Copy the lines of the data below exactly, starting at the first and stopping after the line that contains "handles.append(b)"; include no pictures.

■ AVAILABLE DATA:
▼▼▼
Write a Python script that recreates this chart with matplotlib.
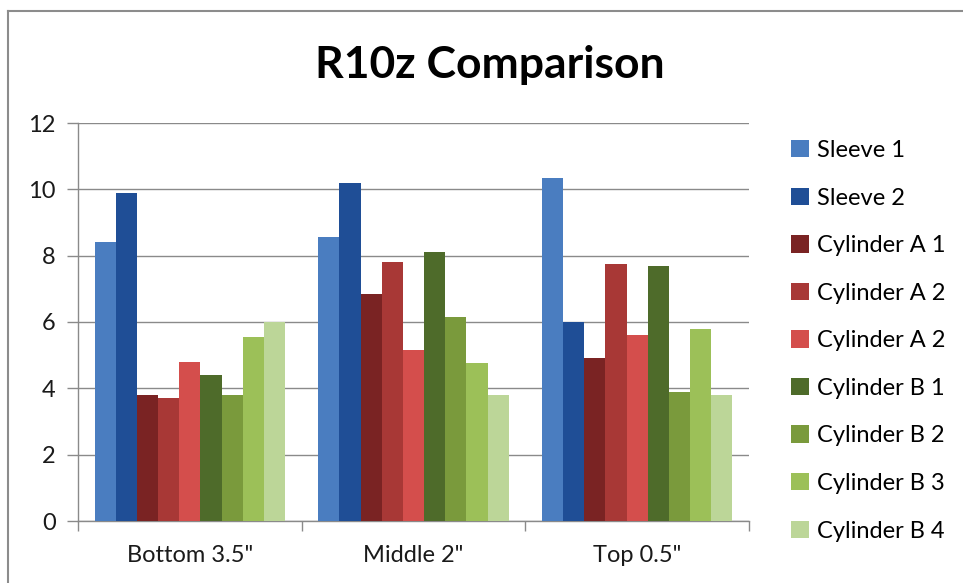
import matplotlib
matplotlib.use("Agg")
import matplotlib.pyplot as plt
from matplotlib.lines import Line2D
import numpy as np

plt.rcParams['font.family'] = ['Lato', 'DejaVu Sans']

categories = ['Bottom 3.5"', 'Middle 2"', 'Top 0.5"']
series_names = ['Sleeve 1', 'Sleeve 2', 'Cylinder A 1', 'Cylinder A 2', 'Cylinder A 2',
                'Cylinder B 1', 'Cylinder B 2', 'Cylinder B 3', 'Cylinder B 4']
sleeve_1 = [8.4, 8.55, 10.35]
sleeve_2 = [9.9, 10.2, 6.0]
cyl_a1 = [3.8, 6.85, 4.9]
cyl_a2 = [3.7, 7.8, 7.75]
cyl_a2b = [4.8, 5.15, 5.6]
cyl_b1 = [4.4, 8.1, 7.7]
cyl_b2 = [3.8, 6.15, 3.9]
cyl_b3 = [5.55, 4.75, 5.8]
cyl_b4 = [6.0, 3.8, 3.8]
series_values = [sleeve_1, sleeve_2, cyl_a1, cyl_a2, cyl_a2b, cyl_b1, cyl_b2, cyl_b3, cyl_b4]
colors = ['#4A7DC0', '#1F4E96', '#7A2323', '#A83836', '#D44E4C',
          '#4E6B2A', '#7A9A3C', '#9CC058', '#BCD698']
y_ticks = [0, 2, 4, 6, 8, 10, 12]

fig = plt.figure(figsize=(9.63, 5.83), dpi=100)
ax = fig.add_axes([78 / 963, 62 / 583, 671 / 963, 398 / 583])

n = len(series_values)
bar_w = 0.0946
x = np.arange(len(categories))
handles = []
for i, (vals, col, name) in enumerate(zip(series_values, colors, series_names)):
    offs = (i - (n - 1) / 2) * bar_w
    b = ax.bar(x + offs, vals, width=bar_w, color=col, label=name, linewidth=0, zorder=3)
    handles.append(b)

ax.set_xlim(-0.5, len(categories) - 0.5)
ax.set_ylim(0, 12)
ax.set_yticks(y_ticks)
ax.set_yticklabels([str(t) for t in y_ticks], fontsize=17, color='#1a1a1a')
ax.yaxis.grid(True, color='#8a8a8a', linewidth=1.0, zorder=0)
ax.set_axisbelow(True)

ax.set_xticks(x)
ax.set_xticklabels(categories, fontsize=17, color='#1a1a1a')
ax.set_xticks(np.arange(len(categories) + 1) - 0.5, minor=True)
ax.tick_params(axis='x', which='major', length=0, pad=17)
ax.tick_params(axis='x', which='minor', length=7, color='#8a8a8a', width=1)
ax.tick_params(axis='y', length=8, color='#8a8a8a', width=1, pad=8)

for s in ['top', 'right']:
    ax.spines[s].set_visible(False)
for s in ['left', 'bottom']:
    ax.spines[s].set_color('#8a8a8a')
    ax.spines[s].set_linewidth(1.0)

fig.text(490 / 963, 1 - 65 / 583, 'R10z Comparison', ha='center', va='center',
         fontsize=32, fontweight='bold', color='#000000')

fig.legend(handles=handles, labels=series_names, loc='upper left',
           bbox_to_anchor=(791 / 963, 1 - 140 / 583), frameon=False,
           fontsize=17, handlelength=0.75, handleheight=0.75, handletextpad=0.35,
           labelspacing=1.125, borderpad=0, borderaxespad=0)

# chart frame edges
fig.add_artist(Line2D([8 / 963, 1], [1 - 11 / 583, 1 - 11 / 583], color='#8c8c8c', linewidth=1.5))
fig.add_artist(Line2D([8 / 963, 8 / 963], [0, 1 - 11 / 583], color='#8c8c8c', linewidth=1.5))

fig.savefig('out.png', dpi=100)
▲▲▲
■ FINAL RESULT:
Write a Python script that recreates this chart with matplotlib.
import matplotlib
matplotlib.use("Agg")
import matplotlib.pyplot as plt
from matplotlib.lines import Line2D
import numpy as np

plt.rcParams['font.family'] = ['Lato', 'DejaVu Sans']

categories = ['Bottom 3.5"', 'Middle 2"', 'Top 0.5"']
series_names = ['Sleeve 1', 'Sleeve 2', 'Cylinder A 1', 'Cylinder A 2', 'Cylinder A 2',
                'Cylinder B 1', 'Cylinder B 2', 'Cylinder B 3', 'Cylinder B 4']
sleeve_1 = [8.4, 8.55, 10.35]
sleeve_2 = [9.9, 10.2, 6.0]
cyl_a1 = [3.8, 6.85, 4.9]
cyl_a2 = [3.7, 7.8, 7.75]
cyl_a2b = [4.8, 5.15, 5.6]
cyl_b1 = [4.4, 8.1, 7.7]
cyl_b2 = [3.8, 6.15, 3.9]
cyl_b3 = [5.55, 4.75, 5.8]
cyl_b4 = [6.0, 3.8, 3.8]
series_values = [sleeve_1, sleeve_2, cyl_a1, cyl_a2, cyl_a2b, cyl_b1, cyl_b2, cyl_b3, cyl_b4]
colors = ['#4A7DC0', '#1F4E96', '#7A2323', '#A83836', '#D44E4C',
          '#4E6B2A', '#7A9A3C', '#9CC058', '#BCD698']
y_ticks = [0, 2, 4, 6, 8, 10, 12]

fig = plt.figure(figsize=(9.63, 5.83), dpi=100)
ax = fig.add_axes([78 / 963, 62 / 583, 671 / 963, 398 / 583])

n = len(series_values)
bar_w = 0.0946
x = np.arange(len(categories))
handles = []
for i, (vals, col, name) in enumerate(zip(series_values, colors, series_names)):
    offs = (i - (n - 1) / 2) * bar_w
    b = ax.bar(x + offs, vals, width=bar_w, color=col, label=name, linewidth=0, zorder=3)
    handles.append(b)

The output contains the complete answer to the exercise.